Phyllis M. (1940)
Contact: Audrey Roedl
Surnames: Pengelly, Zins, Avery, Young, Michaelis, Selman, McCollum, Deaton, Young
----Sources: The Loyal Tribune 04 July 1940
Pengelly, Phyllis M. (29 JUN 1940)
In the First Methodist Church of Mount Clemens, Mich., against a background of Massed ferns and ivory peonies, with arches of yellow rambler roses in profusion, was performed the marriage ceremony which made Phyllis Marguarite Pengelly, daughter of Mr. and Mrs. Roy Pengelly of Loyal, the wife of Lieutenant Wm E. Zins of the United States Army Air Corps.
At four o’clock in the afternoon, Saturday, June 29th, on the arm of her father, the bride approached the altar down the white carpeted center aisle. She was lovely in her wedding gown of soft ivory silk net, fashioned simply with puffed sleeves, tight bodice, and many-layered full skirt with a train. Her long full veil of tulle was held to her dark curls by a tiny Juliet cap of narrow ruffled lace, and she wore ivory lace gloves and carried an exquisite handkerchief. Her loose arm bouquet was of swansonia and blue delphinium, built around four white orchids.
The procession was led by six ushers in full formal regalia of the Air Corps, the uniforms of tan coat and cream trousers, and gleaming brass and sabers. They were Lieutenants Delwin Avery, Arthur Selman, Burt McCollum, Drew Deaton, Earnest Young and Nelson Michaelis. Following them, and walking single file, were Bonnie Avery, Alda Young and Betty Michaelis, wives of three of the ushers. They were gowned exactly in the style of the bride’s gown, in deepening shades of yellow, but without trains. Their hats were tiny, of real flowers, and they carried loose bouquets of mixed blue delphiniums. Immediately preceding the bride, and carrying yellow roses, was her maid of honor, Elizabeth Jean Prince of Cincinnati, Ohio, in a gown also duplicating the bride’s but in a shade of petal blue, with a large hat of tulle to match.
The Reverend Mr. Dunning Idle read the marriage service, and in the recessional march, the six ushers joined and arch of their sabers, under which the bridal couple passed upon leaving the church. This is the traditional ceremony of a military wedding, being a symbol that the bride is then accepted into the life and affairs of the Army.

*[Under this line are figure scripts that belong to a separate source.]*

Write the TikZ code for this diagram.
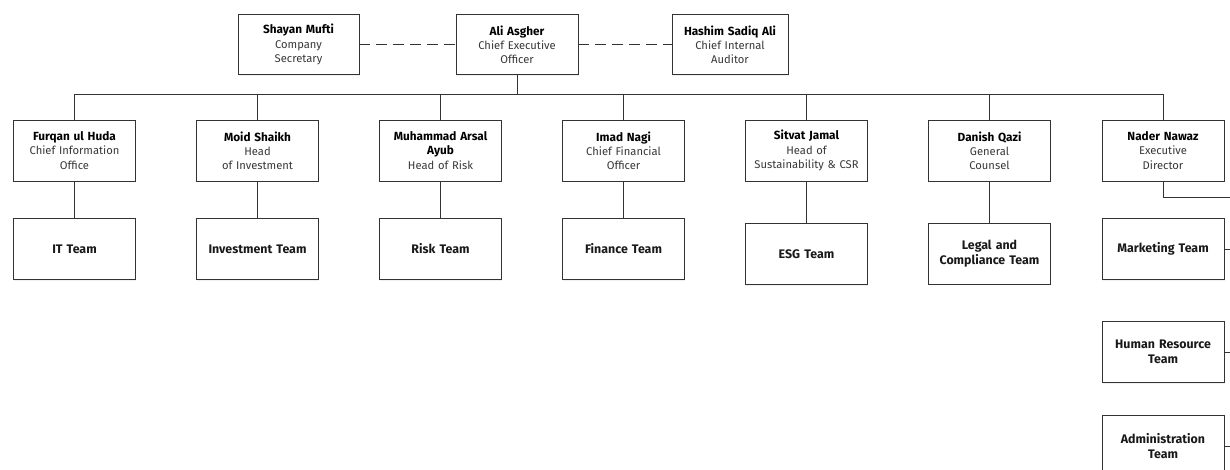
\documentclass[tikz,border=0pt]{standalone}
\usepackage{fontspec}
\setmainfont{Fira Sans}
\usetikzlibrary{
    positioning,
    shadows
    }

\begin{document}
\begin{tikzpicture}[x=1pt, y=-1pt]
\tikzset{member/.style =
        {
            rectangle,
            draw=black!80,
            line width=0.9pt,
            fill=white,
            minimum width=122pt,
            minimum height=61pt,
            text width=118pt,
            inner sep=1pt,
            align=center,
            font=\fontsize{11.2}{14.2}\selectfont,
            text=black!78,
            drop shadow={shadow xshift=0.8pt, shadow yshift=-1.2pt, opacity=0.12}
        }
}

\tikzset{team/.style =
        {
            member,
            text=black!90,
            font=\bfseries\fontsize{12.4}{15}\selectfont
        }
}

\tikzset{link/.style =
        {
            draw=black!80,
            line width=0.9pt
        }
}

\tikzset{advisory/.style =
        {
            link,
            dash pattern=on 11pt off 6pt
        }
}

\newcommand{\who}[2]{{\color{black}\bfseries\fontsize{11.8}{14.2}\selectfont #1\par}#2}

		\useasboundingbox (0,0) rectangle (1230,470);
		\clip (0,0) rectangle (1230,470);

		% board level
		\node[member, minimum width=121pt, minimum height=60pt] at (298.5,44.5) (shayan) {\who{Shayan Mufti}{Company\\Secretary}};
		\node[member, minimum height=60pt] at (517,44.5) (ali) {\who{Ali Asgher}{Chief Executive\\Officer}};
		\node[member, minimum width=116pt, minimum height=60pt, text width=112pt] at (730,44.5) (hashim) {\who{Hashim Sadiq Ali}{Chief Internal\\Auditor}};

		\draw[advisory] (shayan) -- (ali);
		\draw[advisory] (ali) -- (hashim);

		% heads
		\foreach \pid / \px / \pname / \prole in
			{furqan/74.5/{Furqan ul Huda}/{Chief Information\\Office},
				moid/257.5/{Moid Shaikh}/{Head\\of Investment},
				arsal/440.5/{Muhammad Arsal\\Ayub}/{Head of Risk},
				imad/623.5/{Imad Nagi}/{Chief Financial\\Officer},
				sitvat/806.5/{Sitvat Jamal}/{Head of\\Sustainability \& CSR},
				danish/989.5/{Danish Qazi}/{General\\Counsel},
				nader/1163/{Nader Nawaz}/{Executive\\Director}}
		\node[member] at (\px,150.5) (\pid) {\who{\pname}{\prole}};

		% teams
		\foreach \unit / \ux / \uy / \lab in
			{it/74.5/249/{IT Team},
				investment/257.5/249/{Investment Team},
				risk/440.5/249/{Risk Team},
				finance/623.5/249/{Finance Team},
				esg/806.5/254/{ESG Team},
				legal/989.5/253.5/{Legal and\\Compliance Team},
				marketing/1163/249/{Marketing Team},
				hr/1163/352/{Human Resource\\Team},
				admin/1163/446/{Administration\\Team}}
		\node[team] at (\ux,\uy) (\unit) {\lab};

		\foreach \pid in {furqan, moid, arsal, imad, sitvat, danish, nader}
			{
				\draw[link] (ali.south) -- ++(0,19.5) -| (\pid.north);
			}

		\foreach \pid / \unit in
			{furqan/it,
				moid/investment,
				arsal/risk,
				imad/finance,
				sitvat/esg,
				danish/legal}
			{
				\draw[link] (\pid.south) -- (\unit.north);
			}

		% executive director's spine, runs off the page
		\coordinate (spine) at (1240,197);
		\coordinate (spine-end) at (1240,480);
		\draw[link] (nader.south) |- (spine) -- (spine-end);
		\foreach \unit in {marketing, hr, admin}
			\draw[link] (\unit.east) -- (\unit.east -| spine);

	\end{tikzpicture}
\end{document}
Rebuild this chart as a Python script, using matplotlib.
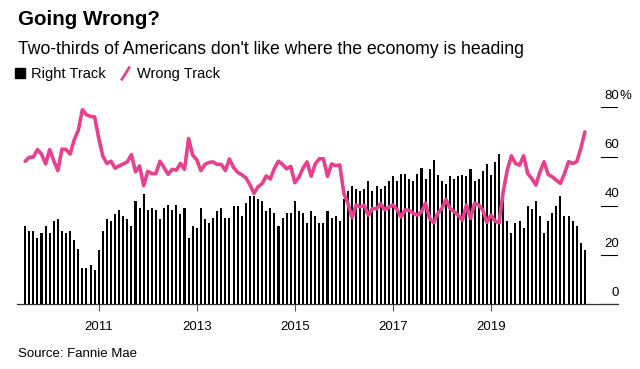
import matplotlib.pyplot as plt
import numpy as np
import pandas as pd
from matplotlib.lines import Line2D

plt.rcParams['font.family'] = ['Liberation Sans', 'DejaVu Sans']

# monthly survey readings, share of respondents (%)
months = pd.date_range('2009-07-01', periods=138, freq='MS')

right_track = [
    31.9, 29.9, 29.9, 26.8, 28.8, 31.9, 28.8, 33.8, 34.8, 29.9, 28.8, 29.9,
    26.0, 22.6, 14.9, 14.9, 15.8, 14.1, 21.9, 29.9, 34.8, 33.8, 36.8, 38.1,
    36.0, 34.8, 31.9, 41.9, 39.2, 44.8, 38.1, 39.2, 38.1, 34.8, 39.2, 40.2,
    38.1, 40.2, 36.8, 39.2, 26.8, 31.9, 30.8, 39.2, 34.8, 32.9, 34.9, 38.0,
    39.2, 34.9, 34.9, 39.9, 39.9, 36.0, 41.0, 44.1, 44.1, 42.7, 42.0, 38.0,
    39.2, 36.9, 31.9, 34.9, 36.9, 36.9, 42.0, 38.0, 36.9, 32.9, 38.0, 36.0,
    32.9, 32.9, 38.0, 34.9, 36.0, 33.9, 42.7, 46.1, 47.9, 46.9, 46.1, 46.9,
    50.0, 46.1, 47.9, 46.9, 47.9, 50.0, 52.0, 50.0, 52.9, 52.9, 50.8, 50.0,
    52.9, 55.4, 50.7, 54.8, 58.8, 52.7, 50.0, 48.8, 52.1, 50.7, 52.1, 52.7,
    52.1, 54.8, 50.0, 50.7, 54.1, 56.8, 52.7, 57.9, 60.9, 44.0, 33.8, 28.8,
    32.9, 34.0, 30.8, 40.0, 38.9, 41.9, 36.0, 28.8, 34.0, 36.9, 40.0, 44.1,
    36.0, 36.0, 34.0, 31.9, 24.7, 21.9,
]

wrong_track = [
    58.1, 59.7, 59.8, 62.8, 61.0, 57.0, 62.8, 58.3, 54.3, 63.0, 62.9, 61.0,
    66.8, 70.6, 79.0, 77.0, 76.3, 76.1, 67.5, 60.2, 57.2, 58.1, 55.3, 56.2,
    57.0, 57.8, 60.8, 53.8, 56.2, 48.2, 54.0, 53.1, 53.1, 58.1, 55.5, 52.8,
    54.8, 54.5, 57.2, 54.8, 67.3, 60.6, 58.7, 54.3, 56.8, 57.6, 57.8, 56.8,
    56.8, 54.3, 59.0, 55.6, 53.6, 52.6, 51.4, 48.6, 45.0, 47.7, 49.0, 52.1,
    50.9, 55.2, 58.1, 56.8, 55.0, 56.0, 49.4, 51.6, 55.3, 57.8, 52.0, 57.0,
    59.1, 59.1, 52.0, 57.0, 56.3, 56.6, 45.0, 41.0, 35.2, 40.3, 39.6, 40.1,
    36.2, 38.9, 38.8, 40.8, 38.4, 39.4, 40.3, 38.6, 35.4, 38.3, 38.2, 36.9,
    36.2, 37.6, 41.0, 34.9, 33.1, 36.9, 38.9, 42.6, 38.9, 37.6, 36.2, 34.1,
    40.3, 34.9, 41.0, 40.3, 38.3, 33.3, 36.2, 33.8, 33.1, 45.7, 54.5, 60.3,
    57.2, 56.5, 60.3, 53.1, 51.1, 48.4, 53.8, 57.9, 52.7, 51.8, 50.4, 49.1,
    53.1, 57.9, 57.2, 57.9, 63.3, 70.0,
]

tick_years = [2011, 2013, 2015, 2017, 2019]
y_levels = [0, 20, 40, 60, 80]

pink = '#e8408f'

fig = plt.figure(figsize=(6.4, 3.69), dpi=100)
ax = fig.add_axes([17/640, 1 - 304.3/369, 601/640, 197/369])

x = np.arange(len(months))
ax.bar(x, right_track, width=0.5, color='black')
ax.plot(x, wrong_track, color=pink, lw=2.6, solid_joinstyle='round',
        solid_capstyle='round', clip_on=False)

ax.set_xlim(-2.0, 145.1)
ax.set_ylim(0, 80)

# year ticks at January of the labelled years
tick_pos = [i for i, d in enumerate(months) if d.month == 1 and d.year in tick_years]
ax.set_xticks(tick_pos)
ax.set_xticklabels([str(y) for y in tick_years])
ax.tick_params(axis='x', length=5, width=0.8, color='#555555', labelsize=9.5, pad=7)
ax.set_yticks([])

for s in ['top', 'left', 'right']:
    ax.spines[s].set_visible(False)
ax.spines['bottom'].set_color('#333333')
ax.spines['bottom'].set_linewidth(0.9)

# right-hand value scale: short rules with the label sitting on top
ytr = ax.get_yaxis_transform()
for v in y_levels:
    ax.axhline(v, xmin=584/601, xmax=1, color='black', lw=0.8)
    ax.text(1.0017, v + 3.4, str(v), transform=ytr, ha='right', va='baseline', fontsize=9.5)
ax.text(1.0017, y_levels[-1] + 3.4, '%', transform=ytr, ha='left', va='baseline', fontsize=9.5)

fig.text(18/640, 1 - 25/369, 'Going Wrong?', fontsize=14.8, fontweight='bold', va='baseline')
fig.text(18/640, 1 - 54/369, "Two-thirds of Americans don't like where the economy is heading",
         fontsize=12.7, va='baseline')

handles = [
    Line2D([], [], marker='s', color='black', linestyle='none', markersize=6.5),
    Line2D([], [], marker=[(-1, -1.6), (1, 1.6)], color=pink, markeredgecolor=pink,
           linestyle='none', markersize=10, markeredgewidth=2),
]
fig.legend(handles, ['Right Track', 'Wrong Track'], loc='center left',
           bbox_to_anchor=(8/640, 1 - 74/369), ncol=2, frameon=False, fontsize=10.5,
           handlelength=0.8, handletextpad=0.4, columnspacing=0.9, borderaxespad=0)

fig.text(18/640, 1 - 357/369, 'Source: Fannie Mae', fontsize=9.5, va='baseline')

fig.savefig('out.png', dpi=100)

The bride’s mother witnessed her daughter’s wedding, in a jacket suit of soft beige silk cable net, and wore a wide leghorn hat and corsage of four orchids.
Pipe organ music played softly throughout the ceremony by Edna Lewis Hamm. The wedding scene was filmed in color by Universal news-reel photographers.
Forty members of the families and guests were entertained at a six o’clock wedding dinner at the Ingleside Inn.
Mrs. Zins is a graduate of Loyal High School, and attended the University of Arizona at Tuscon, where she studied voice and dramatic art. Her maid of honor, Miss Prince, was a classmate there.
Mr. Zins, the son of Mathew Zins of Cincinnati, Ohio, has resided all his life in that city, where he was graduated from the University of Cincinnati in 1937 with the degree of Aeronautical engineer. Following his graduation, he was employed with the Consolidated Aircraft Corporation, San Diego, California, and was given an indeterminate leave of absence from his desk there to enter the air corps service and receive his practical flying and officer’s commission,\. He is at present attached to the 40th Pursuit Squadron at Selfridge Field.
The young couple will reside in Mount Clemens, a suburb of Detroit, near the flying field.